> **What needs to be done**
Copy out all lines carrying the word "LaTeX".
-- Start Material --
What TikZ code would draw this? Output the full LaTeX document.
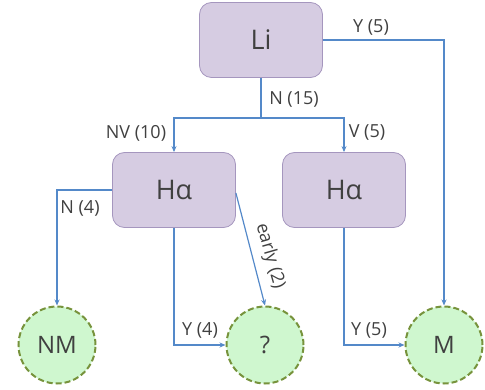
\documentclass[tikz,border=0pt]{standalone}
\usepackage{fontspec}
\setmainfont{Open Sans}
\usetikzlibrary{arrows.meta}
\definecolor{boxfill}{RGB}{214,204,226}
\definecolor{boxline}{RGB}{165,150,190}
\definecolor{leaffill}{RGB}{207,247,207}
\definecolor{leafline}{RGB}{119,147,60}
\definecolor{wire}{RGB}{84,137,201}
\definecolor{ink}{RGB}{64,64,64}
\tikzset{
  testbox/.style={draw=boxline, fill=boxfill, rounded corners=12pt, minimum width=123pt, minimum height=75pt, line width=0.8pt, text=ink, font=\fontsize{27}{30}\selectfont},
  leaf/.style={circle, draw=leafline, fill=leaffill, dashed, dash pattern=on 6pt off 3pt, line width=2pt, minimum size=77pt, inner sep=0pt, text=ink, font=\fontsize{24}{28}\selectfont},
  link/.style={draw=wire, line width=1.2pt, -{Stealth[length=6pt,width=5pt]}},
  tag/.style={text=ink, font=\fontsize{18}{20}\selectfont, inner sep=0pt}
}
\begin{document}
\begin{tikzpicture}[x=1pt,y=-1pt]
\useasboundingbox (0,0) rectangle (485,390);
% decision boxes
\node[testbox] (li) at (261,40) {Li};
\node[testbox] (ha1) at (174,190) {Hα};
\node[testbox] (ha2) at (344,190) {Hα};
% outcomes
\node[leaf] (nm) at (57,345) {NM};
\node[leaf] (q) at (265,345) {?};
\node[leaf] (m) at (444,345) {M};
% split point under Li
\coordinate (split) at (261,118);
\draw[draw=wire, line width=1.2pt] (li.south) -- (split);
\draw[link] (split) -| (ha1.north);
\draw[link] (split) -| (ha2.north);
\draw[link] (li.east) -| (m.north);
\draw[link] (ha1.west) -| (nm.north);
\draw[link] (ha1.south) |- (q.west);
\draw[link] (ha1.east) ++(0,3) coordinate (ea) -- (q.north);
\draw[link] (ha2.south) |- (m.west);
% branch labels
\node[tag] at (371,28) {Y (5)};
\node[tag] at (294,100) {N (15)};
\node[tag] at (136,133) {NV (10)};
\node[tag] at (367,133) {V (5)};
\node[tag] at (80,208) {N (4)};
\node[tag] at (200,330) {Y (4)};
\node[tag] at (369,330) {Y (5)};
\node[tag, rotate=-74] at (270,256) {early (2)};
\end{tikzpicture}
\end{document}
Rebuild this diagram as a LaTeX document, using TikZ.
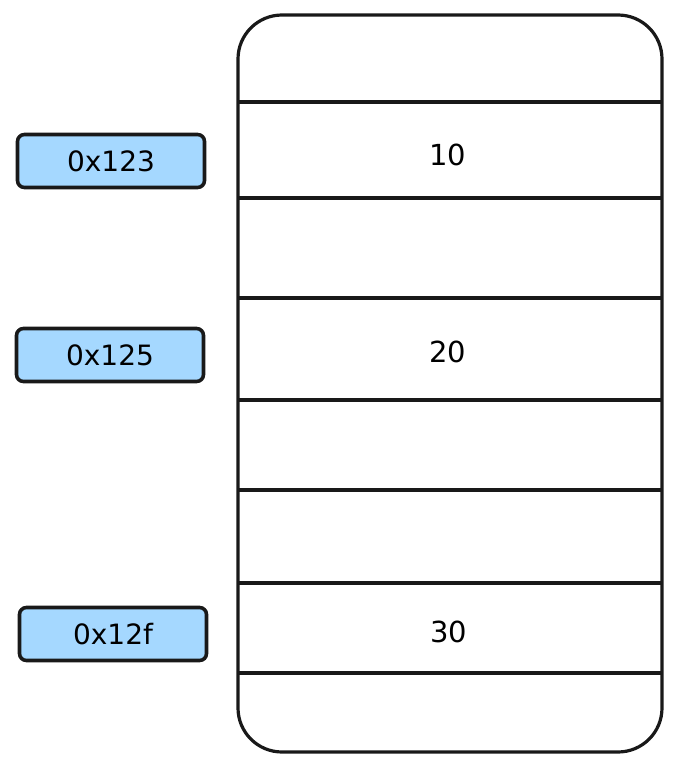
\documentclass[tikz,border=0pt]{standalone}
\usepackage{fontspec}
\setmainfont{DejaVu Sans}
\begin{document}
\begin{tikzpicture}[x=1pt,y=-1pt,
  addr/.style={draw=black!90, line width=3.6pt, rounded corners=7pt,
    minimum width=187pt, minimum height=53pt, inner sep=0pt, font=\fontsize{28}{32}\selectfont},
  val/.style={font=\fontsize{29}{32}\selectfont, inner sep=0pt},
  memline/.style={line width=3.2pt, draw=black!90}]
\definecolor{lblue}{HTML}{A5D8FF}
\useasboundingbox (0,0) rectangle (680,768);
% memory block
\draw[memline, rounded corners=44pt] (238,15) rectangle (662,752);
\foreach \y [count=\i] in {102,198,298,400,490,583,673}
  \draw[memline] (238,\y) coordinate (l\i) -- (662,\y) coordinate (r\i);
% values
\node[val] (v10) at (448,155) {10};
\node[val] (v20) at (448,352) {20};
\node[val] (v30) at (449,632) {30};
% addresses
\node[addr, fill=lblue] (a123) at (111,161) {0x123};
\node[addr, fill=lblue] (a125) at (110,355) {0x125};
\node[addr, fill=lblue] (a12f) at (113,634) {0x12f};
\end{tikzpicture}
\end{document}
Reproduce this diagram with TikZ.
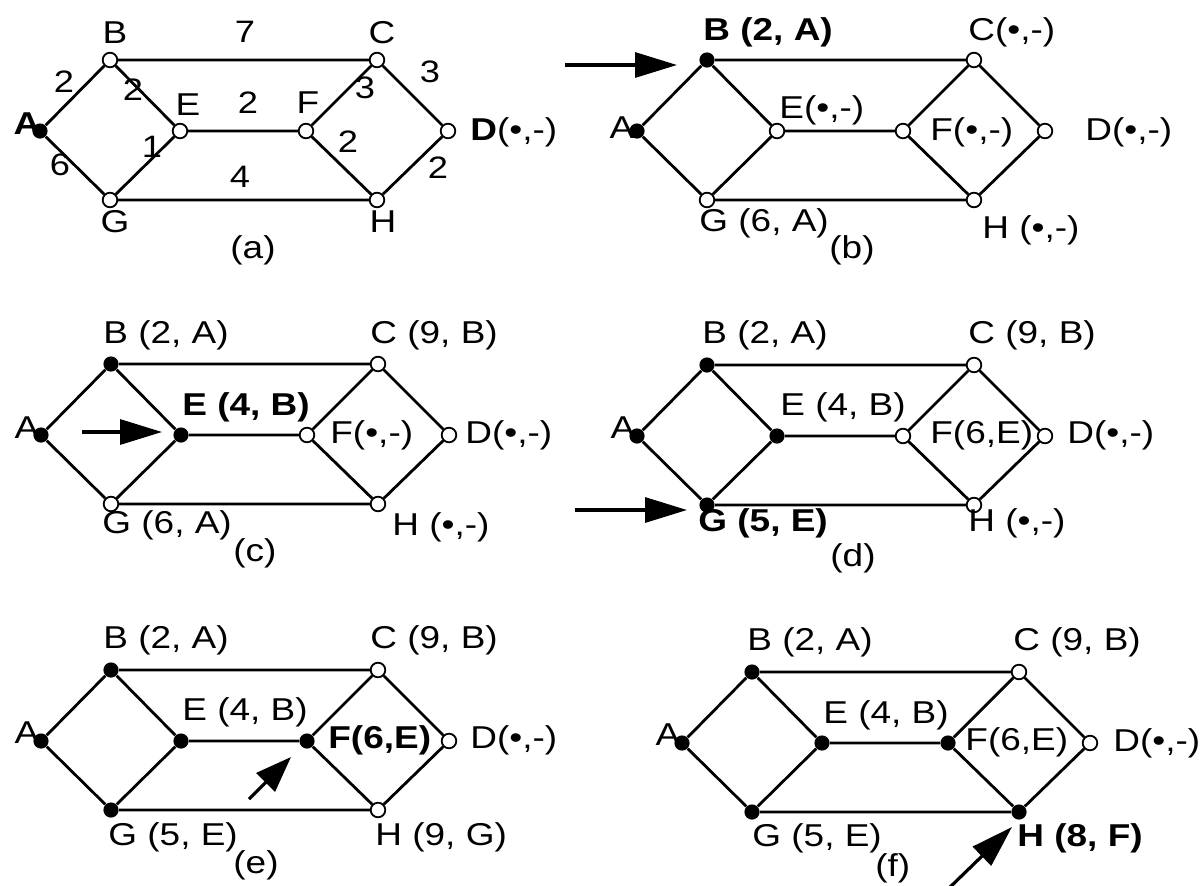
\documentclass[tikz,border=0pt]{standalone}
\usepackage{fontspec}
\setmainfont{Liberation Sans}[FakeStretch=1.17]
\usetikzlibrary{arrows.meta}
\tikzset{
 op/.style={circle, draw, line width=0.9pt, fill=white, minimum size=7.3pt, inner sep=0pt},
 fl/.style={circle, fill=black, minimum size=7.6pt, inner sep=0pt},
 gedge/.style={line width=1.4pt},
 lbl/.style={inner sep=0pt, anchor=west, font=\fontsize{15.8}{18}\selectfont},
 lblc/.style={inner sep=0pt, font=\fontsize{15.8}{18}\selectfont},
 wt/.style={inner sep=0pt, font=\fontsize{15.5}{18}\selectfont},
 bigarrow/.style={line width=1.6pt, -{Triangle[length=21pt,width=12.5pt]}},
}
\newcommand\graphat[3]{%
 \begin{scope}[shift={(#2,#3)}]
  \node[sA] (#1A) at (0,0) {};
  \node[sB] (#1B) at (70,-71) {};
  \node[sE] (#1E) at (140,0) {};
  \node[sF] (#1F) at (266,0) {};
  \node[sC] (#1C) at (337,-71) {};
  \node[sD] (#1D) at (408,0) {};
  \node[sG] (#1G) at (70,69) {};
  \node[sH] (#1H) at (337,69) {};
 \end{scope}
 \draw[gedge] (#1A)--(#1B) (#1B)--(#1C) (#1C)--(#1D) (#1A)--(#1G)
   (#1B)--(#1E) (#1E)--(#1G) (#1E)--(#1F) (#1F)--(#1C) (#1F)--(#1H)
   (#1D)--(#1H) (#1G)--(#1H);
}
\begin{document}
\begin{tikzpicture}[x=0.5pt,y=-0.5pt]
\fill[white] (0,0) rectangle (1200,885);
\useasboundingbox (0,0) rectangle (1200,885);

% ---------- panel (a)
\tikzset{sA/.style=fl,sB/.style=op,sC/.style=op,sD/.style=op,sE/.style=op,sF/.style=op,sG/.style=op,sH/.style=op}
\graphat{a}{40}{131}
\node[lblc] (aAl) at (27,124) {\bfseries A};
\node[lblc] (aBl) at (115,33) {B};
\node[lblc] (aCl) at (382,33) {C};
\node[lblc] (aEl) at (188,105) {E};
\node[lblc] (aFl) at (308,103) {F};
\node[lblc] (aGl) at (115,222) {G};
\node[lblc] (aHl) at (383,222) {H};
\node[lbl] (aDl) at (470,132) {{\bfseries D}(•,-)};
\node[wt] (w1) at (245,32) {7};
\node[wt] (w2) at (64,82) {2};
\node[wt] (w3) at (133,90) {2};
\node[wt] (w4) at (248,103) {2};
\node[wt] (w5) at (365,88) {3};
\node[wt] (w6) at (430,72) {3};
\node[wt] (w7) at (152,147) {1};
\node[wt] (w8) at (60,165) {6};
\node[wt] (w9) at (348,142) {2};
\node[wt] (w10) at (438,168) {2};
\node[wt] (w11) at (240,177) {4};
\node[lblc] (acap) at (253,250) {(a)};

% ---------- panel (b)
\tikzset{sA/.style=fl,sB/.style=fl}
\graphat{b}{637}{131}
\node[lblc] (bAl) at (622,128) {A};
\node[lbl] (bBl) at (703,32) {\bfseries B (2, A)};
\node[lbl] (bCl) at (968,32) {C(•,-)};
\node[lbl] (bEl) at (779,110) {E(•,-)};
\node[lbl] (bFl) at (930,132) {F(•,-)};
\node[lbl] (bDl) at (1085,132) {D(•,-)};
\node[lbl] (bGl) at (699,223) {G (6, A)};
\node[lbl] (bcap) at (829,250) {(b)};
\node[lbl] (bHl) at (982,230) {H (•,-)};
\coordinate (bt0) at (565,65);
\coordinate (bt1) at (677,65);
\draw[bigarrow] (bt0) -- (bt1);

% ---------- panel (c)
\tikzset{sE/.style=fl}
\graphat{c}{41}{435}
\node[lblc] (cAl) at (27,428) {A};
\node[lbl] (cBl) at (103,335) {B (2, A)};
\node[lbl] (cCl) at (370,335) {C (9, B)};
\node[lbl] (cEl) at (182,407) {\bfseries E (4, B)};
\node[lbl] (cFl) at (330,435) {F(•,-)};
\node[lbl] (cDl) at (465,435) {D(•,-)};
\node[lbl] (cGl) at (102,525) {G (6, A)};
\node[lbl] (ccap) at (233,553) {(c)};
\node[lbl] (cHl) at (392,527) {H (•,-)};
\coordinate (ct0) at (82,432);
\coordinate (ct1) at (162,432);
\draw[bigarrow] (ct0) -- (ct1);

% ---------- panel (d)
\tikzset{sG/.style=fl}
\graphat{d}{637}{436}
\node[lblc] (dAl) at (623,428) {A};
\node[lbl] (dBl) at (702,335) {B (2, A)};
\node[lbl] (dCl) at (968,335) {C (9, B)};
\node[lbl] (dEl) at (780,407) {E (4, B)};
\node[lbl] (dFl) at (930,435) {F(6,E)};
\node[lbl] (dDl) at (1067,435) {D(•,-)};
\node[lbl] (dGl) at (698,523) {\bfseries G (5, E)};
\node[lbl] (dcap) at (830,558) {(d)};
\node[lbl] (dHl) at (968,523) {H (•,-)};
\coordinate (dt0) at (575,510);
\coordinate (dt1) at (687,510);
\draw[bigarrow] (dt0) -- (dt1);

% ---------- panel (e)
\tikzset{sF/.style=fl}
\graphat{e}{41}{741}
\node[lblc] (eAl) at (27,733) {A};
\node[lbl] (eBl) at (103,640) {B (2, A)};
\node[lbl] (eCl) at (370,640) {C (9, B)};
\node[lbl] (eEl) at (182,712) {E (4, B)};
\node[lbl] (eFl) at (328,740) {\bfseries F(6,E)};
\node[lbl] (eDl) at (470,740) {D(•,-)};
\node[lbl] (eGl) at (108,837) {G (5, E)};
\node[lbl] (ecap) at (233,865) {(e)};
\node[lbl] (eHl) at (375,837) {H (9, G)};
\coordinate (et0) at (249,799);
\coordinate (et1) at (291,757);
\draw[line width=1.6pt, -{Triangle[length=18pt,width=13pt]}] (et0) -- (et1);

% ---------- panel (f)
\tikzset{sH/.style=fl}
\graphat{f}{682}{743}
\node[lblc] (fAl) at (668,735) {A};
\node[lbl] (fBl) at (747,642) {B (2, A)};
\node[lbl] (fCl) at (1013,642) {C (9, B)};
\node[lbl] (fEl) at (823,715) {E (4, B)};
\node[lbl] (fFl) at (965,742) {F(6,E)};
\node[lbl] (fDl) at (1113,743) {D(•,-)};
\node[lbl] (fGl) at (752,838) {G (5, E)};
\node[lbl] (fcap) at (875,868) {(f)};
\node[lbl] (fHl) at (1017,838) {\bfseries H (8, F)};
\coordinate (ft0) at (945,892);
\coordinate (ft1) at (1012,827);
\draw[line width=1.6pt, -{Triangle[length=21pt,width=13pt]}] (ft0) -- (ft1);
\end{tikzpicture}
\end{document}
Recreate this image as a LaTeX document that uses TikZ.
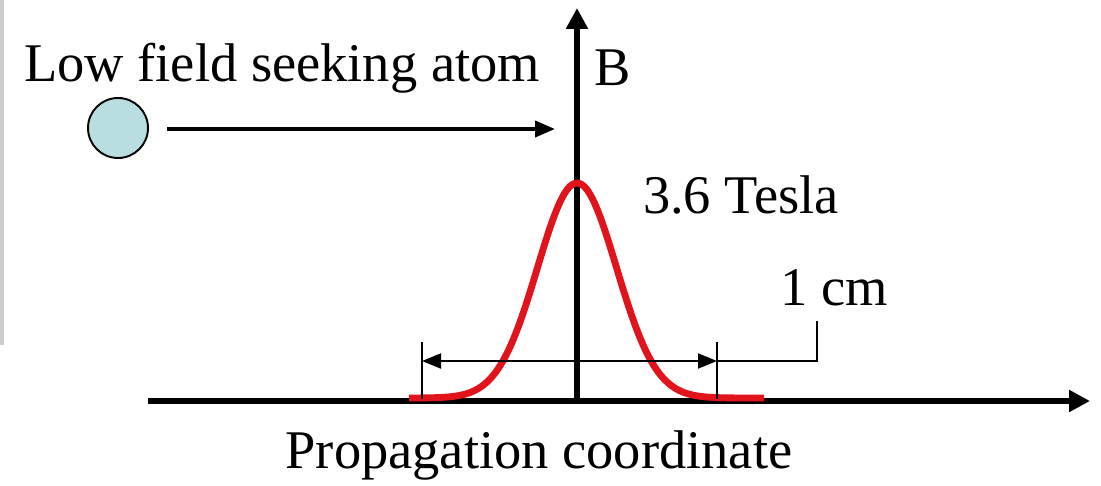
\documentclass[tikz,border=0pt]{standalone}
\usepackage{fontspec}
\setmainfont{Liberation Serif}
\usetikzlibrary{arrows.meta}
\definecolor{atomblue}{RGB}{184,222,226}
\definecolor{pulsered}{RGB}{225,20,28}
\tikzset{
  axis/.style={line width=3.2pt, -{Triangle[length=0.42cm,width=0.42cm]}},
  thinline/.style={line width=1.1pt},
  dimarrow/.style={line width=1.1pt, {Triangle[length=0.38cm,width=0.3cm]}-{Triangle[length=0.38cm,width=0.3cm]}},
  label/.style={inner sep=0pt, font=\fontsize{31}{36}\selectfont}
}
\begin{document}
\begin{tikzpicture}[x=0.02cm,y=-0.02cm]
\useasboundingbox (0,0) rectangle (1101,486);
\fill[black!20] (0,0) rectangle (4,345);
% axes
\coordinate (origin) at (577,401);
\coordinate (btip) at (577,8);
\coordinate (xstart) at (148,401);
\coordinate (xtip) at (1090,401);
\draw[axis] (xstart) -- (xtip);
\draw[axis] (origin) -- (btip);
% field profile
\draw[pulsered, line width=3.9pt]
  plot[domain=-168:187, samples=120, smooth] ({577+\x},{398-215*exp(-0.5*(\x/39.5)*(\x/39.5))});
% atom
\node[draw, circle, fill=atomblue, line width=1.1pt, minimum size=1.2cm, inner sep=0pt] (atom) at (118,128) {};
\coordinate (flyS) at (167,129);
\coordinate (flyE) at (555,129);
\draw[line width=2.2pt, -{Triangle[length=0.4cm,width=0.32cm]}] (flyS) -- (flyE);
% width marker
\coordinate (tickL) at (422,342);
\coordinate (tickR) at (717,342);
\coordinate (baseL) at (422,399);
\coordinate (baseR) at (717,399);
\coordinate (dimL) at (422,361);
\coordinate (dimR) at (717,361);
\coordinate (legA) at (817,361);
\coordinate (legB) at (817,321);
\draw[thinline] (tickL) -- (baseL);
\draw[thinline] (tickR) -- (baseR);
\draw[dimarrow] (dimL) -- (dimR);
\draw[thinline] (dimR) -- (legA) -- (legB);
% labels
\node[label] (atomlbl) at (282,68) {Low field seeking atom};
\node[label] (blbl) at (613,68) {B};
\node[label] (peak) at (741,195) {3.6 Tesla};
\node[label] (width) at (834,288) {1 cm};
\node[label] (xlbl) at (539,455) {Propagation coordinate};
\end{tikzpicture}
\end{document}
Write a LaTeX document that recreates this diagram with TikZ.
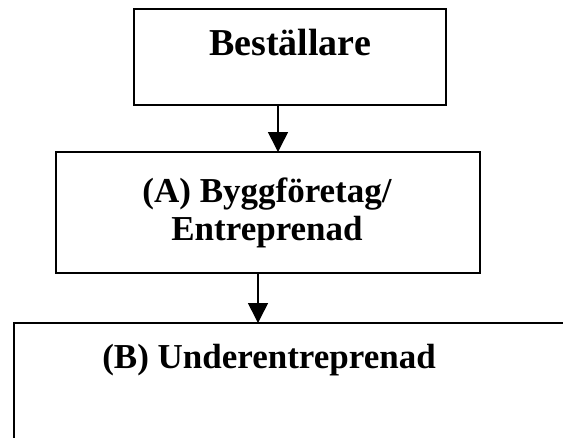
-- End Material --
> **Correct response**
What TikZ code would draw this? Output the full LaTeX document.
Rebuild this diagram as a LaTeX document, using TikZ.
Recreate this image as a LaTeX document that uses TikZ.
Write a LaTeX document that recreates this diagram with TikZ.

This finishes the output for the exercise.